Thinking Outside the Box Breaks Neural Network Barrier

Date

Author

By Simon Morrow
Srivastava NVIDIA

Associate Professor of Mechanical and Aerospace Engineering Ankit Srivastava has developed a groundbreaking technique for solving equations describing systems that change with time, and NVIDIA has used the method to improve Modulus, their program for building artificial intelligence models.

Just about every system that changes with time—fluid flow, heat exchange, financial systems, and so much more—is described by a certain type of equation called a partial differential equation (PDE). 

Decades of research have established methods for solving PDEs that work but require significant time and computational resources. Despite that, they are the foundation of most engineering and physics simulations, including those used by large companies such as Ford and GM to simulate complex systems, such as cars and engines.

With the widespread adoption of neural networks across many computational fields, researchers have started to explore the possibility of using neural networks to solve PDEs. 

Until now, all attempts ran into a significant roadblock. 

“All they could show was that if you have a very simple domain, let’s say a square or a rectangle, then you can create neural networks which satisfies the boundary conditions on those domains. But real world problems are not simple, and they were never successful when it came to complex boundary conditions,” says Srivastava. “People wanted to do it, but they didn’t have the tools.”

Srivastava says his breakthrough in figuring out a solution came through conversations with N. Sukumar, a professor at University of California, Davis. While Sukumar does not work on neural networks, he has spent his career finding innovative ways to model complex geometries. 

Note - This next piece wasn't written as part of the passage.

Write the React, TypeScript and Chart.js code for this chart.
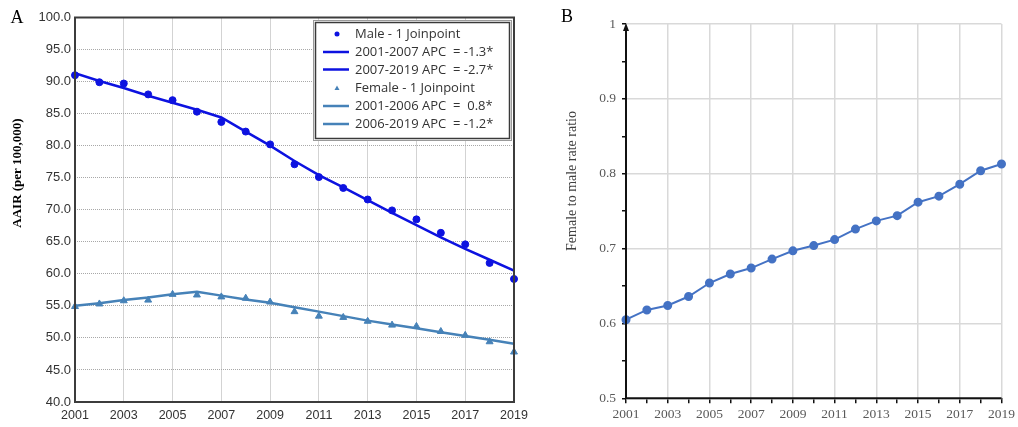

Sukumar helped Srivastava figure out how to combine computer-aided design (CAD) software with a neural network, leading to a “very generalizable” solution, allowing him to use a neural network to solve much more complex geometries than ever before. They are still testing the method, but in theory it should work for arbitrarily complex systems.

“They are very, very powerful,” says Srivastava. 

With its implementation into NVIDIA’s Modulus software, Srivastava says the method has already been applied to problems in a range of areas including fluid mechanics, structural dynamics, and finance. 

It will take some work to get to the level of simulating a whole engine, including figuring out how to solve multi-phase problems with a neural network, but Srivastava says he thinks it’s only a matter of years. Current methods for solving PDEs spend millions of dollars and 80 percent of their computational resources on one step—creating the mesh—and neural networks don’t require a mesh, so figuring out how to apply them to these problems could mean major cost savings.

“I think that is the most important and exciting part, that this is truly the first time that we have a potential algorithm which can solve a problem without creating a mesh,” says Srivastava.

Image: (Left to right) The domain of a partial differential equation (PDE), an image created by DallE representing the neural network, the neural network’s solution to the PDE.